▶ **Work instructions**:
Will you output all of the data below exactly, omitting the images?

▶ **Data excerpt**:
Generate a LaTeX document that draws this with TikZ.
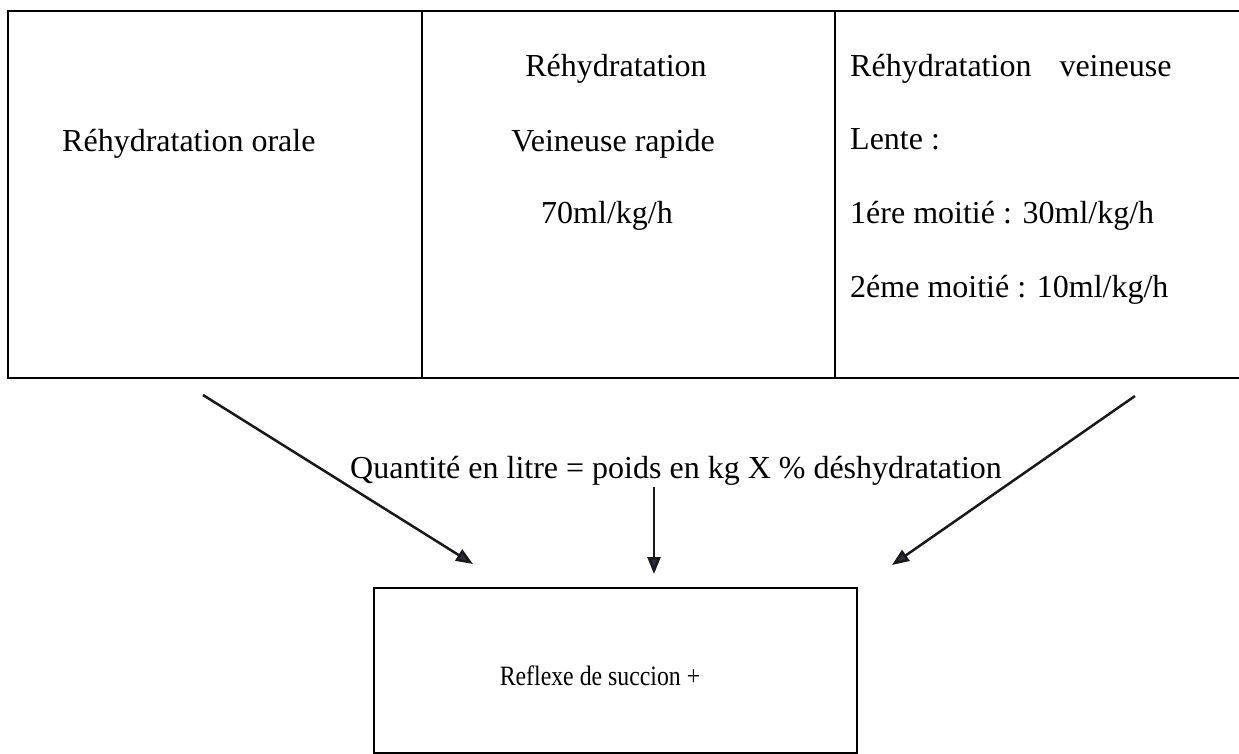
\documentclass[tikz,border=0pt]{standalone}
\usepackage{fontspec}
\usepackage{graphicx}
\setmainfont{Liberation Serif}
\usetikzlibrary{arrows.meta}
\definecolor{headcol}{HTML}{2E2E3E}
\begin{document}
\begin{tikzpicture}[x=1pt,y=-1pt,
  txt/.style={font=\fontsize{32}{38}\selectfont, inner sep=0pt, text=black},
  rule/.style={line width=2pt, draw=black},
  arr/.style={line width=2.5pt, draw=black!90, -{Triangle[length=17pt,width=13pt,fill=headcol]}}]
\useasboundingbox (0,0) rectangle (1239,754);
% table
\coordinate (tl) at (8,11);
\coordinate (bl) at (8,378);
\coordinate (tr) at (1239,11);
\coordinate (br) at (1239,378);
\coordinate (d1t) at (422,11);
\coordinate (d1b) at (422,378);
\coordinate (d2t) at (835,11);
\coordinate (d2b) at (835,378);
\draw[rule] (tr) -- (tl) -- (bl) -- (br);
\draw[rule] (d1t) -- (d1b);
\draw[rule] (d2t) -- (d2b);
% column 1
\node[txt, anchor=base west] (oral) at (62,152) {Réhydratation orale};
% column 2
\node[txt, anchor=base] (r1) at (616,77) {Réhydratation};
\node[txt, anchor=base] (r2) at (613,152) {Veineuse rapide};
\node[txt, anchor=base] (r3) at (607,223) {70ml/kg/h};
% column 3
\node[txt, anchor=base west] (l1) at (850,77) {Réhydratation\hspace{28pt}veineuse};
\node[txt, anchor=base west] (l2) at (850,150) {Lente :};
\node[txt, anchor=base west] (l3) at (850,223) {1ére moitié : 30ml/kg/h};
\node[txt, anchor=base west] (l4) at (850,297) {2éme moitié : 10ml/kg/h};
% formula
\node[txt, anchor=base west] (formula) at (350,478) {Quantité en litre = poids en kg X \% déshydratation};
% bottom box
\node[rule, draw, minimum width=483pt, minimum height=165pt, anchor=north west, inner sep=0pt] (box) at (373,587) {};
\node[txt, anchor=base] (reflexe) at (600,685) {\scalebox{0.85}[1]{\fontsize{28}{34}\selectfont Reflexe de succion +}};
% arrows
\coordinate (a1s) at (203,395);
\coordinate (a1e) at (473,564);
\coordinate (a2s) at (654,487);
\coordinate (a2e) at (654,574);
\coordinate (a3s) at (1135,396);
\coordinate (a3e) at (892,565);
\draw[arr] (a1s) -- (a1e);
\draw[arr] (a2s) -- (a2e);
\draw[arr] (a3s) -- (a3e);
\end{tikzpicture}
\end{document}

▶ **The solution**:
Generate a LaTeX document that draws this with TikZ.
\documentclass[tikz,border=0pt]{standalone}
\usepackage{fontspec}
\usepackage{graphicx}
\setmainfont{Liberation Serif}
\usetikzlibrary{arrows.meta}
\definecolor{headcol}{HTML}{2E2E3E}
\begin{document}
\begin{tikzpicture}[x=1pt,y=-1pt,
  txt/.style={font=\fontsize{32}{38}\selectfont, inner sep=0pt, text=black},
  rule/.style={line width=2pt, draw=black},
  arr/.style={line width=2.5pt, draw=black!90, -{Triangle[length=17pt,width=13pt,fill=headcol]}}]
\useasboundingbox (0,0) rectangle (1239,754);
% table
\coordinate (tl) at (8,11);
\coordinate (bl) at (8,378);
\coordinate (tr) at (1239,11);
\coordinate (br) at (1239,378);
\coordinate (d1t) at (422,11);
\coordinate (d1b) at (422,378);
\coordinate (d2t) at (835,11);
\coordinate (d2b) at (835,378);
\draw[rule] (tr) -- (tl) -- (bl) -- (br);
\draw[rule] (d1t) -- (d1b);
\draw[rule] (d2t) -- (d2b);
% column 1
\node[txt, anchor=base west] (oral) at (62,152) {Réhydratation orale};
% column 2
\node[txt, anchor=base] (r1) at (616,77) {Réhydratation};
\node[txt, anchor=base] (r2) at (613,152) {Veineuse rapide};
\node[txt, anchor=base] (r3) at (607,223) {70ml/kg/h};
% column 3
\node[txt, anchor=base west] (l1) at (850,77) {Réhydratation\hspace{28pt}veineuse};
\node[txt, anchor=base west] (l2) at (850,150) {Lente :};
\node[txt, anchor=base west] (l3) at (850,223) {1ére moitié : 30ml/kg/h};
\node[txt, anchor=base west] (l4) at (850,297) {2éme moitié : 10ml/kg/h};
% formula
\node[txt, anchor=base west] (formula) at (350,478) {Quantité en litre = poids en kg X \% déshydratation};
% bottom box
\node[rule, draw, minimum width=483pt, minimum height=165pt, anchor=north west, inner sep=0pt] (box) at (373,587) {};
\node[txt, anchor=base] (reflexe) at (600,685) {\scalebox{0.85}[1]{\fontsize{28}{34}\selectfont Reflexe de succion +}};
% arrows
\coordinate (a1s) at (203,395);
\coordinate (a1e) at (473,564);
\coordinate (a2s) at (654,487);
\coordinate (a2e) at (654,574);
\coordinate (a3s) at (1135,396);
\coordinate (a3e) at (892,565);
\draw[arr] (a1s) -- (a1e);
\draw[arr] (a2s) -- (a2e);
\draw[arr] (a3s) -- (a3e);
\end{tikzpicture}
\end{document}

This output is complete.